— WRITTEN REQUEST —
From the first line of the data through the line containing "frameColor, width: 1", return each line exactly.

— RAW DATA —
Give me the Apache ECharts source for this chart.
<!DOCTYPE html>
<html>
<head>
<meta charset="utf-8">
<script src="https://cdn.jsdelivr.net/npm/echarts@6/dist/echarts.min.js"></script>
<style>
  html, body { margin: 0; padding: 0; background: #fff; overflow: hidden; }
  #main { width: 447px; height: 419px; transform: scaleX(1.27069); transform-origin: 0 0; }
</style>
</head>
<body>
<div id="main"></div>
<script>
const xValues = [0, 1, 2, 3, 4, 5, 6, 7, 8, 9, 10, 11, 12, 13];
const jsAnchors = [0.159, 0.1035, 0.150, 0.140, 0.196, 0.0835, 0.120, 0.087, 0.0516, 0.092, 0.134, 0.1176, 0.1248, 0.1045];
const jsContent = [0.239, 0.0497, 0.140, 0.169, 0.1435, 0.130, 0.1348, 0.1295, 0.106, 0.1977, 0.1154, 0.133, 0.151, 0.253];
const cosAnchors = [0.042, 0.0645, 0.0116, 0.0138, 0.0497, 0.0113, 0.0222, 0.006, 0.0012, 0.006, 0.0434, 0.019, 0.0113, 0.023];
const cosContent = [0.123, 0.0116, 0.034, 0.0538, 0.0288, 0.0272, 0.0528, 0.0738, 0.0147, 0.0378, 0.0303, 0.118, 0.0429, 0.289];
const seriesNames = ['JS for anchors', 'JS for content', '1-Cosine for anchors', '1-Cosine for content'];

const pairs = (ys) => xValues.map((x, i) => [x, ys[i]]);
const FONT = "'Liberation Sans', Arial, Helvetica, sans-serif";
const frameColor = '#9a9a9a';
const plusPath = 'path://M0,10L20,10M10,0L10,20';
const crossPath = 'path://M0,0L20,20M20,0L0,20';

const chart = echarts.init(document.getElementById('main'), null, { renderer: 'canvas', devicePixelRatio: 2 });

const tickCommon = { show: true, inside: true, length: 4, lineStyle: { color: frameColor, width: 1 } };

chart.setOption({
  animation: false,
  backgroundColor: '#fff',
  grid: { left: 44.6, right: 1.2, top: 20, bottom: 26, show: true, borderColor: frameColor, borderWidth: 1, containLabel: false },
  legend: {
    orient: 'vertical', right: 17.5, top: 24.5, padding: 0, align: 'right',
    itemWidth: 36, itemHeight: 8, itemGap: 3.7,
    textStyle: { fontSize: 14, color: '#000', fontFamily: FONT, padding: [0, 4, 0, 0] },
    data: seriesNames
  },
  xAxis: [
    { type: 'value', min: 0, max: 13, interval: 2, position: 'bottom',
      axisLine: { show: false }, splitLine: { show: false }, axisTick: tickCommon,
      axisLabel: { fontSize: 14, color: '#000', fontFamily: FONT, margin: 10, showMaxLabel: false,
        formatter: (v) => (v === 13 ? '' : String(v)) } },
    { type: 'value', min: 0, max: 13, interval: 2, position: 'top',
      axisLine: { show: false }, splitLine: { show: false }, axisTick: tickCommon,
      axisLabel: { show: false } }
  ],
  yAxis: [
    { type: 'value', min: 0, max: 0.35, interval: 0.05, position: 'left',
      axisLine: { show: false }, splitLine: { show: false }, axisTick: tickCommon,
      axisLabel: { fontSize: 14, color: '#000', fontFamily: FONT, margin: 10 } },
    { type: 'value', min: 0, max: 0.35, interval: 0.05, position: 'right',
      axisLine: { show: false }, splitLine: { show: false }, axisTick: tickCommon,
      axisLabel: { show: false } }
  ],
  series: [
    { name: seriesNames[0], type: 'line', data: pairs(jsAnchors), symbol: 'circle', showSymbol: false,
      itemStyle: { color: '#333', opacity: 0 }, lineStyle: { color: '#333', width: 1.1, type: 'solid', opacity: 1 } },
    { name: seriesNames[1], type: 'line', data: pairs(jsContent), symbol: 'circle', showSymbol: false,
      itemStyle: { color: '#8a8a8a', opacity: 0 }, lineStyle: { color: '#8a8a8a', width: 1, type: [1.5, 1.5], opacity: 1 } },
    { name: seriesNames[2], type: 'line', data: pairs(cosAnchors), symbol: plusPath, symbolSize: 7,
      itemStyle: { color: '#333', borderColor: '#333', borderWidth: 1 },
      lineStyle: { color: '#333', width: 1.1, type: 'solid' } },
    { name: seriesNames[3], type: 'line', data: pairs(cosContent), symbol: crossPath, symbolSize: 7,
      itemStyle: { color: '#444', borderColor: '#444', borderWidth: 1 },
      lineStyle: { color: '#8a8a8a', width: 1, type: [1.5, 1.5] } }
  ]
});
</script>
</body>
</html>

— SOLUTION FOR THIS EXERCISE —
Give me the Apache ECharts source for this chart.
<!DOCTYPE html>
<html>
<head>
<meta charset="utf-8">
<script src="https://cdn.jsdelivr.net/npm/echarts@6/dist/echarts.min.js"></script>
<style>
  html, body { margin: 0; padding: 0; background: #fff; overflow: hidden; }
  #main { width: 447px; height: 419px; transform: scaleX(1.27069); transform-origin: 0 0; }
</style>
</head>
<body>
<div id="main"></div>
<script>
const xValues = [0, 1, 2, 3, 4, 5, 6, 7, 8, 9, 10, 11, 12, 13];
const jsAnchors = [0.159, 0.1035, 0.150, 0.140, 0.196, 0.0835, 0.120, 0.087, 0.0516, 0.092, 0.134, 0.1176, 0.1248, 0.1045];
const jsContent = [0.239, 0.0497, 0.140, 0.169, 0.1435, 0.130, 0.1348, 0.1295, 0.106, 0.1977, 0.1154, 0.133, 0.151, 0.253];
const cosAnchors = [0.042, 0.0645, 0.0116, 0.0138, 0.0497, 0.0113, 0.0222, 0.006, 0.0012, 0.006, 0.0434, 0.019, 0.0113, 0.023];
const cosContent = [0.123, 0.0116, 0.034, 0.0538, 0.0288, 0.0272, 0.0528, 0.0738, 0.0147, 0.0378, 0.0303, 0.118, 0.0429, 0.289];
const seriesNames = ['JS for anchors', 'JS for content', '1-Cosine for anchors', '1-Cosine for content'];

const pairs = (ys) => xValues.map((x, i) => [x, ys[i]]);
const FONT = "'Liberation Sans', Arial, Helvetica, sans-serif";
const frameColor = '#9a9a9a';
const plusPath = 'path://M0,10L20,10M10,0L10,20';
const crossPath = 'path://M0,0L20,20M20,0L0,20';

const chart = echarts.init(document.getElementById('main'), null, { renderer: 'canvas', devicePixelRatio: 2 });

const tickCommon = { show: true, inside: true, length: 4, lineStyle: { color: frameColor, width: 1 } };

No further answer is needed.